Interesting that the 
                last section of that piece should be 
                re-cast (or ‘re-contextualised’) as 
                the Prelude of the Symphony 
                for Organ and Orchestra, and that 
                this ‘new’ Prelude should in time be 
                rescored as an isolated movement for 
                Piano Trio. This constant development 
                and recycling of material is typical 
                of a composer whose music seems to have 
                been forever on the move, progressing 
                forward in search of new challenges 
                and new solutions. 
              
The Two Pieces for 
                Violin and Piano inhabit the same 
                racy sound world as the contemporary 
                Music for the Theatre and Piano 
                Concerto - the languorous Nocturne 
                contrasting with the raucous Ukulele 
                Serenade. Both very much products 
                of their time. 
              
The tranquil and simply-conceived 
                Vocalise was, like the similarly-named 
                piece by Rachmaninov, a wordless song 
                for voice and piano until, in 1968, 
                forty years on, Copland made a transcription 
                (for Doriot Anthony Dwyer of the Boston 
                Symphony Orchestra) for flute. An attractive 
                piece which sticks in the memory. 
              
The1928 slow movement 
                for string quartet, with its memorable 
                major-minor harmonic backcloth, was 
                joined by the quirky Rondino 
                of five years earlier to form the Two 
                Pieces for String Quartet. Light-worlds 
                from Bartók’s Fourth, of the 
                same year, but a worthwhile addition 
                to the repertory. 
              
Vitebsk is built 
                around a Hasidic song, and is intended 
                to evoke "the harshness and drama of 
                Jewish life". Despite its boisterous 
                central section, it remains a stark 
                and tragic piece which, with its biting 
                quarter tones, embodies an intellectualism 
                which exemplifies the composer’s late-20s 
                stylistic wanderings. Rather heavy going, 
                but its sincerity cannot be doubted. 
              
The Sextet - 
                a simplified re-scoring of the Short 
                Symphony - is another manifestation 
                of the same modernist phase. But this 
                time, it is its experimentation with 
                jazz-inspired rhythmic complexities 
                (rather than its harmonic language) 
                which provokes our attention. Indeed, 
                in its orchestral guise, neither Koussevitsky 
                nor Stokowski could be persuaded to 
                take it on, on account of its rhythmic 
                difficulties, and Chavez demanded all 
                of ten rehearsals for its eventual 1934 
                premiere!
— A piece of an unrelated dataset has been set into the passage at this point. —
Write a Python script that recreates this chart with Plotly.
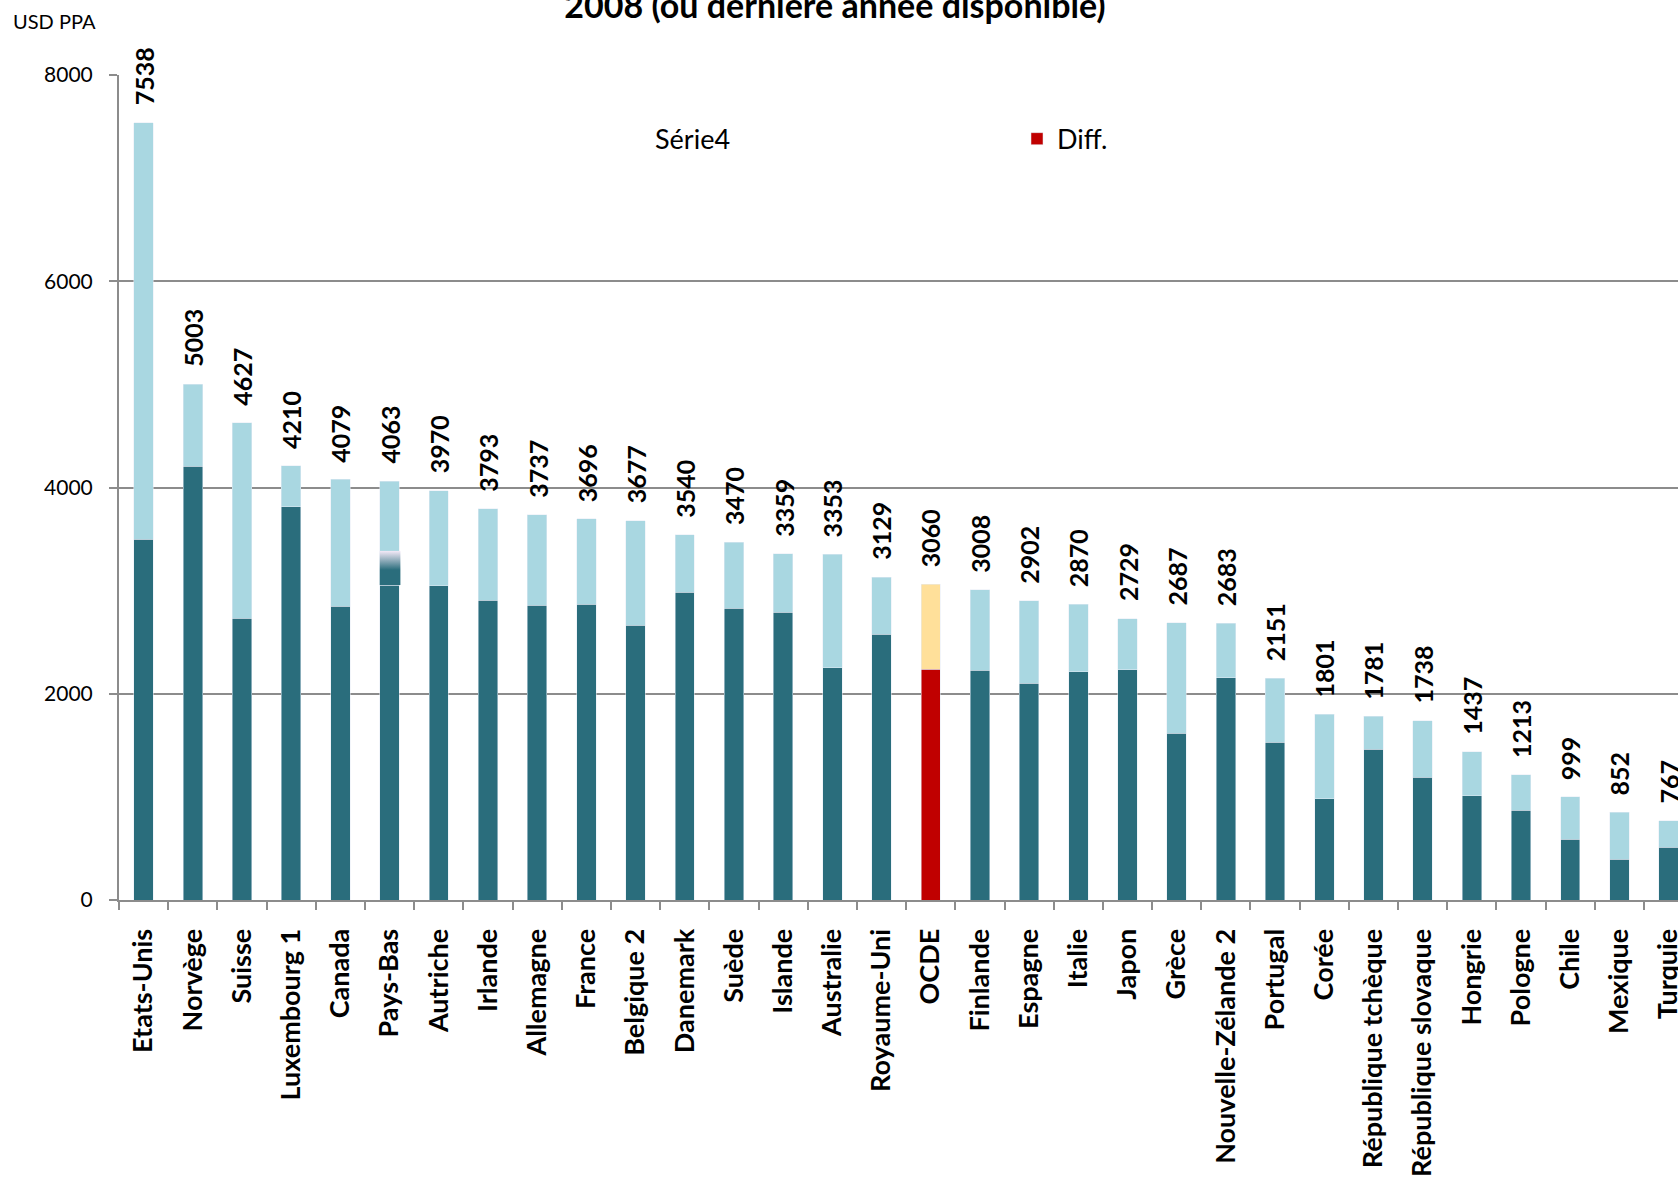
import plotly.graph_objects as go

# Dépenses annuelles par étudiant, USD PPA, 2008 (ou dernière année disponible)
categories = [
    "Etats-Unis", "Norvège", "Suisse", "Luxembourg 1", "Canada", "Pays-Bas",
    "Autriche", "Irlande", "Allemagne", "France", "Belgique 2", "Danemark",
    "Suède", "Islande", "Australie", "Royaume-Uni", "OCDE", "Finlande",
    "Espagne", "Italie", "Japon", "Grèce", "Nouvelle-Zélande 2", "Portugal",
    "Corée", "République tchèque", "République slovaque", "Hongrie",
    "Pologne", "Chile", "Mexique", "Turquie",
]
totals = [
    7538, 5003, 4627, 4210, 4079, 4063, 3970, 3793, 3737, 3696, 3677, 3540,
    3470, 3359, 3353, 3129, 3060, 3008, 2902, 2870, 2729, 2687, 2683, 2151,
    1801, 1781, 1738, 1437, 1213, 999, 852, 767,
]
lower_part = [
    3500, 4205, 2733, 3813, 2849, 3054, 3046, 2908, 2860, 2870, 2663, 2982,
    2830, 2788, 2253, 2576, 2236, 2226, 2102, 2211, 2231, 1617, 2153, 1529,
    984, 1461, 1188, 1013, 870, 590, 395, 510,
]
# Pays-Bas: shaded band between these two values
nl_band = [3054, 3385]
nl_fade_start = 3200

average_name = "OCDE"
y_ticks = [0, 2000, 4000, 6000, 8000]

DARK = "#2a6d7c"
LIGHT = "#a9d7e1"
AVG_DARK = "#c00000"
AVG_LIGHT = "#ffe09a"
GRID = "#8c8c8c"
FONT = "Lato"

avg_idx = categories.index(average_name)
upper_part = [t - l for t, l in zip(totals, lower_part)]
lower_main = [None if i == avg_idx else v for i, v in enumerate(lower_part)]
lower_avg = [v if i == avg_idx else None for i, v in enumerate(lower_part)]
upper_colors = [AVG_LIGHT if i == avg_idx else LIGHT for i in range(len(categories))]

fig = go.Figure()

# series shown only as a legend entry (no visible marks)
fig.add_trace(go.Scatter(
    x=categories, y=totals, name="Série4", mode="markers",
    marker=dict(opacity=0, color="#ffffff"), hoverinfo="skip",
))
fig.add_trace(go.Bar(
    x=categories, y=lower_main, marker_color=DARK, showlegend=False, name="",
))
fig.add_trace(go.Bar(
    x=categories, y=lower_avg, marker_color=AVG_DARK, name="Diff.",
))
fig.add_trace(go.Bar(
    x=categories, y=upper_part, marker_color=upper_colors, showlegend=False, name="",
))

# shaded band on the Pays-Bas bar, drawn on a numeric overlay axis
nl_idx = categories.index("Pays-Bas")
half_w = 0.2
x0, x1 = nl_idx - half_w, nl_idx + half_w + 0.02
fade = (nl_fade_start - nl_band[0]) / (nl_band[1] - nl_band[0])
fig.add_trace(go.Scatter(
    x=[x0, x1, x1, x0, x0],
    y=[nl_band[0], nl_band[0], nl_band[1], nl_band[1], nl_band[0]],
    xaxis="x2", yaxis="y", mode="lines", line=dict(width=0),
    fill="toself",
    fillgradient=dict(type="vertical",
                      colorscale=[[0, DARK], [fade, DARK], [1, "#f4eaf8"]]),
    showlegend=False, hoverinfo="skip",
))

# value labels above each bar
for c, t in zip(categories, totals):
    fig.add_annotation(
        x=c, y=t, text=f"<b>{t}</b>", showarrow=False, textangle=-90,
        xanchor="center", yanchor="bottom", yshift=15,
        font=dict(family=FONT, size=25, color="#000000"),
    )

fig.add_annotation(
    xref="paper", yref="paper", x=-108 / 1559, y=1 + 54 / 825,
    xanchor="left", yanchor="middle", text="USD PPA", showarrow=False,
    font=dict(family=FONT, size=20, color="#000000"),
)

x_range = [-0.5, 31.19]
fig.update_layout(
    width=1678, height=1181,
    margin=dict(l=119, r=0, t=75, b=281, autoexpand=False),
    paper_bgcolor="#ffffff", plot_bgcolor="#ffffff",
    barmode="stack", bargap=0.605,
    font=dict(family=FONT, color="#000000"),
    title=dict(
        text="<b>2008 (ou dernière année disponible)</b>",
        x=835 / 1678, xanchor="center", xref="container",
        y=1 - 6 / 1181, yanchor="middle", yref="container",
        font=dict(family=FONT, size=34, color="#000000"),
    ),
    legend=dict(
        orientation="h", traceorder="normal",
        x=(615 - 119) / 1559, xanchor="left",
        y=0.952, yanchor="top", entrywidth=357, entrywidthmode="pixels",
        font=dict(family=FONT, size=27, color="#000000"),
        bgcolor="rgba(0,0,0,0)",
    ),
    xaxis=dict(
        type="category", range=x_range, showline=True, linecolor=GRID,
        linewidth=2, ticks="outside", tickson="boundaries", ticklen=8,
        tickwidth=2, tickcolor=GRID, tickangle=-90, ticklabelstandoff=16,
        tickfont=dict(family=FONT, size=27, color="#000000", weight="bold"),
        showgrid=False, automargin=False,
    ),
    xaxis2=dict(overlaying="x", range=x_range, visible=False, anchor="y"),
    yaxis=dict(
        range=[0, 8000], tickvals=y_ticks, showgrid=True, gridcolor=GRID,
        gridwidth=2, showline=True, linecolor=GRID, linewidth=2,
        ticks="outside", ticklen=8, tickwidth=2, tickcolor=GRID,
        zeroline=False, ticklabelstandoff=12,
        tickfont=dict(family=FONT, size=21, color="#000000"),
        automargin=False,
    ),
)

fig.write_html("out.html")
A tour de force, and 
                very expertly rendered here! 
              
The effervescent Violin 
                Sonata comes midway (stylistically 
                and chronologically) between Fanfare 
                for the Common Man and Appalachian 
                Spring, and - if only the CD-buying 
                public were to take to chamber music 
                as they do orchestral music - could 
                be every bit as popular. This is the 
                Copland of fresh air and open spaces. 
                With essentially diatonic material and 
                transparent textures, this is extremely 
                attractive music, exhibiting all the 
                wealth of expert management which typifies 
                Copland’s best. 
              
The Piano Quartet 
                - Copland’s first extended attempt at 
                12-tone composition - marks yet another 
                period of renewal. Although introspective 
                and mostly elegiac in character, this 
                music is no nearer to Schoenberg’s Second 
                Viennese School than Stravinsky’s exactly 
                contemporary excursions into serialism. 
                Indeed, Copland and Stravinsky - both 
                diatonicists, with none of Schoenberg’s 
                ‘need’ for serialism - would appear 
                to have regarded this ‘style’ of composition 
                as no more than a short-term discipline. 
              
The late Duo 
                harkens back to the homespun idiom of 
                the Violin Sonata. In turns pastoral, 
                wistful and poignant, but often expressively 
                energetic, this music took four years 
                to write, but (typically) flows like 
                water. The Threnodies (‘In Memoria’ 
                for Stravinsky and Beatrice Cunningham) 
                were among Copland’s last music. 
              
Music for Copland House 
                is led by and admirably managed by pianist 
                Michael Boriskin. There are no weaknesses 
                in the cast. Everything is played with 
                complete technical mastery, and with 
                the most sympathetic understanding of 
                the composer’s expressive objectives. 
                It adds up to a most enjoyable and instructive 
                listening experience. Lovers of Copland 
                should not hesitate to buy. Nor should 
                those of you with your one (supposedly 
                ‘representative’) Copland CD on your 
                shelves, or anyone else who is interested 
                in this most fascinating 50-year period 
                in music history, where ‘anything went’. 
                It’s all here, and it’s all good stuff.